The present disclosure relates to a material removal tool. More particularly, the present disclosure relates to a non-rotating, radial mining cutter pick having superhard material, such as polycrystalline diamond (PCD), embedded in a cutting insert so that at least a region of the cutting surface includes exposed superhard material. The disclosure also relates to a method of manufacture and to a cutting machine with a rotating element on which the mining cutter pick is mounted and to a method of mining.
In the discussion of the background that follows, reference is made to certain structures and/or methods. However, the following references should not be construed as an admission that these structures and/or methods constitute prior art. Applicant expressly reserves the right to demonstrate that such structures and/or methods do not qualify as prior art.
Mining tools, such as for soft rock mining and long wall mining, have a shank for insertion into a toolholder. A forward oriented working portion engages with the mineral formation during operation, e.g., is driven into and along a face of a formation such as a coal formation. Typically, an insert is positioned on the forward working portion to cut into the mineral formation.
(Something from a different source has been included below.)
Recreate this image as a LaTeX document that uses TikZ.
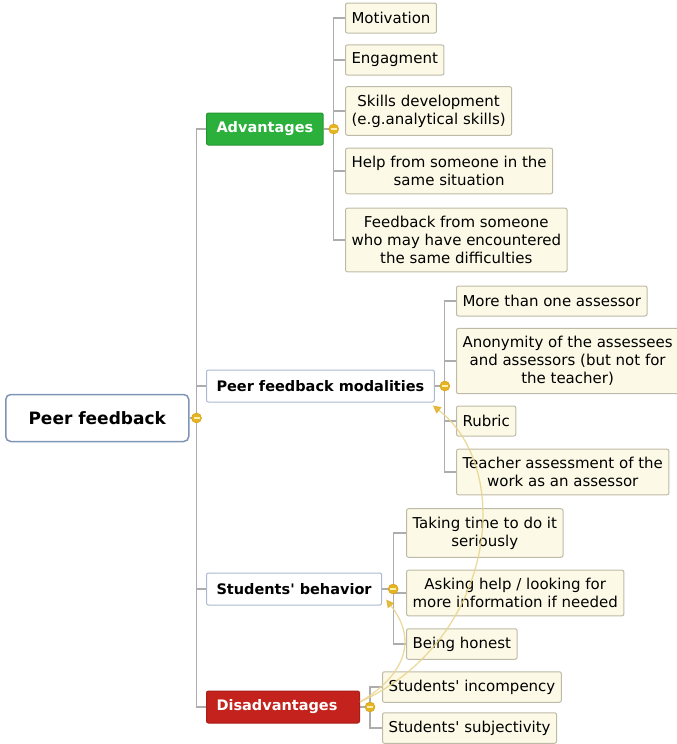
\documentclass[tikz,border=0pt]{standalone}
\usepackage{fontspec}
\setmainfont{DejaVu Sans}
\usepackage{xcolor}
\usetikzlibrary{arrows.meta,backgrounds}

\definecolor{advgreen}{HTML}{2BB03B}
\definecolor{disred}{HTML}{C4221C}
\definecolor{leaffill}{HTML}{FCFAE6}
\definecolor{leafline}{HTML}{BDBBA8}
\definecolor{topicline}{HTML}{AAB9D0}
\definecolor{rootline}{HTML}{7F95B5}
\definecolor{branchgray}{HTML}{ADADAD}
\definecolor{knobgold}{HTML}{E6B422}
\definecolor{knobdark}{HTML}{D09A10}
\definecolor{knoblight}{HTML}{FFF0B0}
\definecolor{relline}{HTML}{E9D38C}
\definecolor{relgold}{HTML}{E0B22A}

\begin{document}
\begin{tikzpicture}[
    x=1pt, y=-1pt,
    every node/.style={font=\fontsize{15}{18}\selectfont},
    leaf/.style={draw=leafline, fill=leaffill, rounded corners=2pt, line width=1pt, anchor=west,
        align=center, inner xsep=6pt, inner ysep=8pt, minimum height=30pt},
    topic/.style={draw=topicline, fill=white, rounded corners=2pt, line width=1pt, anchor=west,
        inner xsep=10pt, minimum height=32pt, font=\fontsize{14.5}{18}\selectfont\bfseries},
    good/.style={topic, draw=advgreen!85!black, fill=advgreen, text=white},
    bad/.style={topic, draw=disred!85!black, fill=disred, text=white},
    root/.style={draw=rootline, fill=white, rounded corners=5pt, line width=1.5pt, anchor=west,
        minimum width=183pt, minimum height=47pt, font=\fontsize{17}{20}\selectfont\bfseries},
    knob/.style={circle, draw=knobdark, fill=knobgold, inner sep=0pt, minimum size=10pt,
        path picture={\draw[knoblight, line width=1.6pt]
            ([xshift=-3pt]path picture bounding box.center) -- ([xshift=3pt]path picture bounding box.center);}},
    branch/.style={draw=branchgray, line width=1.2pt},
    relation/.style={draw=relline, line width=1.3pt, opacity=0.85,
        -{Triangle[length=8pt, width=8pt, color=relgold]}}
]
\useasboundingbox (0,0) rectangle (677,744);

% central topic and main branches
\node[root] (root) at (5,418) {Peer feedback};
\node[good] (adv) at (206,129) {Advantages};
\node[topic] (pfm) at (206,386) {Peer feedback modalities};
\node[topic] (sb) at (206,589) {Students\textquotesingle{} behavior};
\node[bad, text width=133pt, align=left] (dis) at (206,707) {Disadvantages};

% advantages
\node[leaf] (mot) at (345,18) {Motivation};
\node[leaf] (eng) at (345,60) {Engagment};
\node[leaf] (skill) at (345,111) {Skills development\\(e.g.analytical skills)};
\node[leaf] (help) at (345,171) {Help from someone in the\\same situation};
\node[leaf] (fbk) at (345,240) {Feedback from someone\\who may have encountered\\the same difficulties};

% modalities
\node[leaf] (more) at (456,301) {More than one assessor};
\node[leaf] (anon) at (456,361) {Anonymity of the assessees\\and assessors (but not for\\the teacher)};
\node[leaf] (rub) at (456,421) {Rubric};
\node[leaf] (teach) at (456,472) {Teacher assessment of the\\work as an assessor};

% behavior
\node[leaf] (time) at (406,533) {Taking time to do it\\seriously};
\node[leaf] (ask) at (406,593) {Asking help / looking for\\more information if needed};
\node[leaf] (honest) at (406,644) {Being honest};

% disadvantages
\node[leaf] (incomp) at (382,687) {Students\textquotesingle{} incompency};
\node[leaf] (subj) at (382,728) {Students\textquotesingle{} subjectivity};

% collapse knobs
\node[knob] (kroot) at ([xshift=7pt]root.east) {};
\node[knob] (kadv) at ([xshift=10pt]adv.east) {};
\node[knob] (kpfm) at ([xshift=10pt]pfm.east) {};
\node[knob] (ksb) at ([xshift=11pt]sb.east) {};
\node[knob] (kdis) at ([xshift=10pt]dis.east) {};

\begin{scope}[on background layer]
    \draw[branch] (root) -- (kroot.center);
    \foreach \t in {adv,pfm,sb,dis}
        \draw[branch] (kroot.center) |- (\t.west);
    \foreach \p/\c in {adv/mot,adv/eng,adv/skill,adv/help,adv/fbk,
                       pfm/more,pfm/anon,pfm/rub,pfm/teach,
                       sb/time,sb/ask,sb/honest,
                       dis/incomp,dis/subj}{
        \draw[branch] (\p) -- (k\p.center);
        \draw[branch] (k\p.center) |- (\c.west);
    }
\end{scope}

% relationships
\draw[relation] ([yshift=5pt]dis.east) .. controls (495,640) and (515,470) .. ([xshift=-2pt,yshift=-3pt]pfm.south east);
\draw[relation] ([yshift=5pt]dis.east) .. controls (405,675) and (418,640) .. ([xshift=4pt,yshift=6pt]sb.south east);
\end{tikzpicture}
\end{document}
Inserts of hard wear resistant material are used to enhance the life of the insert as it removes the mineral formation.
In long wall mining, a plurality of mining cutting picks are usually mounted on a rotatable drum with the insert positioned to face the direction of rotation and to have a cutting edge on the insert impacting the mineral formation. A clearance face is provided behind the insert to reduce the rubbing of the forward working portion against the mineral formation as the bit passes therethrough and to provide a relief or evacuating path for cuttings.
Under use conditions, wear develops across the forward working portion of the cutting pick, both on face of the insert and on the forward portions of the cutting pick itself. Increased rubbing and abrasion of these surfaces against the mineral formation causes wear and can generate excessive heat that can lead to insert failure. Also, as a wear scar develops across the clearance face of the insert and the contact surface tends to planarize, increasing machine power consumption rises and dust creation increases.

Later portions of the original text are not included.